Surprisingly short or elegant proofs using Lie theory

The coefficients of the polynomial $$(1+x)(1+x^2)(1+x^3)\cdots(1+x^n)$$ are unimodal. This innocuous-looking fact is surprisingly hard to prove, and perhaps the most elegant proof uses the representation theory of semisimple Lie algebras. See Stanley's survey for further details and related examples.

A famous example is the proof of the "Hard Lefschetz theorem" via finite-dimensional representations of $\mathfrak{sl}_2$. For example (http://relaunch.hcm.uni-bonn.de/fileadmin/perrin/chap10.pdf):

Example 10.4.5 Let $X$ be a compact Kähler manifold of complex dimension $n$ (say for example a compact projective variety). Then Hodge theory defines endomorphisms $L$ and $\Lambda$ on $H^*(X,{\mathbb C})$. Set $X = L$ and $Y = \Lambda$ and $H(v) = (n-p)v$ for $v \in H_p(X,{\mathbb C})$. Then one can prove that this defines a $\mathfrak{sl}_2$-representation structure on $H^*(X,{\mathbb C})$. Then Corollary 10.4.4 (ii) for $V = H^*(X,{\mathbb C})$ is called the Hard Lefschetz Theorem. Of course the difficulty here is to construct the endomorphisms $L$ and $\Lambda$ and prove that they satisfy the correct commuting relations.

Let $\Gamma$ be an arbitrary group, and $(V, \rho), (V', \rho')$ two semisimple finite-dimensional linear representations of $\Gamma$ over a field $k$ of characteristic 0. The tensor product representation $V \otimes V'$ is typically not irreducible when $\rho$ and $\rho'$, but is it at least semisimple? Note that there are no "finiteness" hypotheses on $\Gamma$ at all.

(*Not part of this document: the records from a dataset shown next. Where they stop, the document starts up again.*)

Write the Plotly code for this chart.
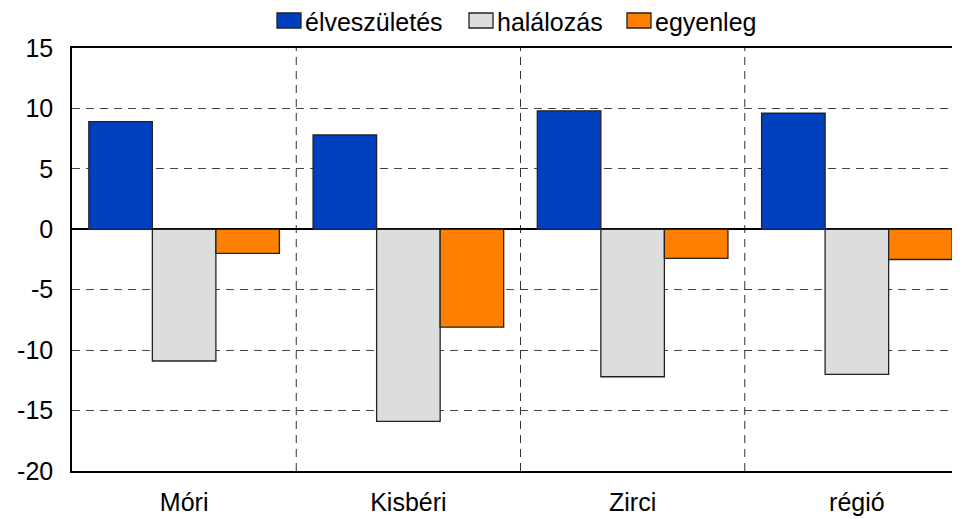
import plotly.graph_objects as go

categories = ["Móri", "Kisbéri", "Zirci", "régió"]
series_names = ["élveszületés", "halálozás", "egyenleg"]
elveszuletes = [8.9, 7.8, 9.8, 9.6]
halalozas = [-10.9, -15.9, -12.2, -12.0]
egyenleg = [-2.0, -8.1, -2.4, -2.5]
y_ticks = [15, 10, 5, 0, -5, -10, -15, -20]
y_tick_labels = ["15", "10", "5", "0", "-5", "-10", "-15", "-20"]

FONT = "Liberation Sans, Arial, sans-serif"
colors = ["#0040BF", "#DDDDDD", "#FF8000"]
outline = dict(color="#222222", width=1.3)

# the page body has an 8px margin, so the figure is 8px smaller and offset
OFF = 8
W, H = 960 - OFF, 519 - OFF
ML, MR, MT, MB = 72 - OFF, 0, 48 - OFF, 48
PW, PH = W - ML - MR, H - MT - MB


def px_x(p):
    return (p - OFF - ML) / PW


def px_y(p):
    return (H - MB - (p - OFF)) / PH


fig = go.Figure()
for name, vals, col in zip(series_names, [elveszuletes, halalozas, egyenleg], colors):
    fig.add_trace(go.Bar(name=name, x=categories, y=vals,
                         marker=dict(color=col, line=outline)))

# category separators
for xb in [0.5, 1.5, 2.5]:
    fig.add_shape(type="line", xref="x", yref="paper", x0=xb, x1=xb, y0=0, y1=1,
                  line=dict(color="#333333", width=1, dash="8px,6px"), layer="below")

# manual legend (large swatches like the reference)
legend_sw_left = [277, 469, 627]
for name, col, sx in zip(series_names, colors, legend_sw_left):
    fig.add_shape(type="rect", xref="paper", yref="paper",
                  x0=px_x(sx), x1=px_x(sx + 24), y0=px_y(28), y1=px_y(13),
                  fillcolor=col, line=dict(color="#222222", width=1.3))
    fig.add_annotation(xref="paper", yref="paper", x=px_x(sx + 27), y=px_y(22),
                       xanchor="left", yanchor="middle", text=name, showarrow=False,
                       borderpad=0, font=dict(size=25, family=FONT, color="black"))

fig.update_layout(
    width=W, height=H,
    margin=dict(l=ML, r=MR, t=MT, b=MB, autoexpand=False),
    paper_bgcolor="white", plot_bgcolor="white",
    barmode="group", bargap=0.15, bargroupgap=0,
    font=dict(family=FONT, color="black", size=25),
    showlegend=False,
    xaxis=dict(range=[-0.5, 3.5 - (969 - 960) / 224], showline=True, mirror=True,
               linecolor="black", linewidth=1.5, showgrid=False, ticks="",
               tickfont=dict(size=25), ticklabelstandoff=8, automargin=False),
    yaxis=dict(range=[-20, 15], tickvals=y_ticks, ticktext=y_tick_labels,
               showline=True, mirror=False,
               linecolor="black", linewidth=1.5, showgrid=True, gridcolor="#444444",
               griddash="8px,6px", gridwidth=1, zeroline=True, zerolinecolor="black",
               zerolinewidth=1.5, ticks="", tickfont=dict(size=25),
               ticklabelstandoff=12, automargin=False),
)

fig.write_html("out.html")
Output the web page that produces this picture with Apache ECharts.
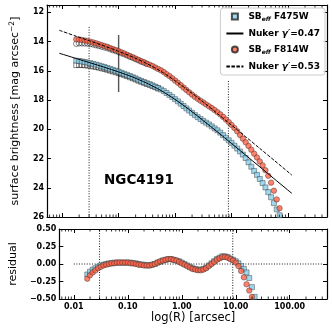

The affirmative answer is a classic result due to Chevalley, the statement of which does not mention Lie theory at all, but the only known proof (as far as I'm aware) goes through applying the structure theory of linear algebraic groups to the (possibly disconnected) Zariski closure of $\Gamma$ in ${\rm{GL}}(V)$ and ${\rm{GL}}(V')$ to ultimately reduce to the semisimplicity of finite-dimensional representations of semisimple Lie algebras (i.e., those with vanishing radical) in characteristic 0.

The proof is not short (if one is not familiar with the structure theory of linear algebraic groups), but it is very elegant and more importantly (for the question posed) it really does use Lie theory in an essential way (but Lie algebras, not Lie groups).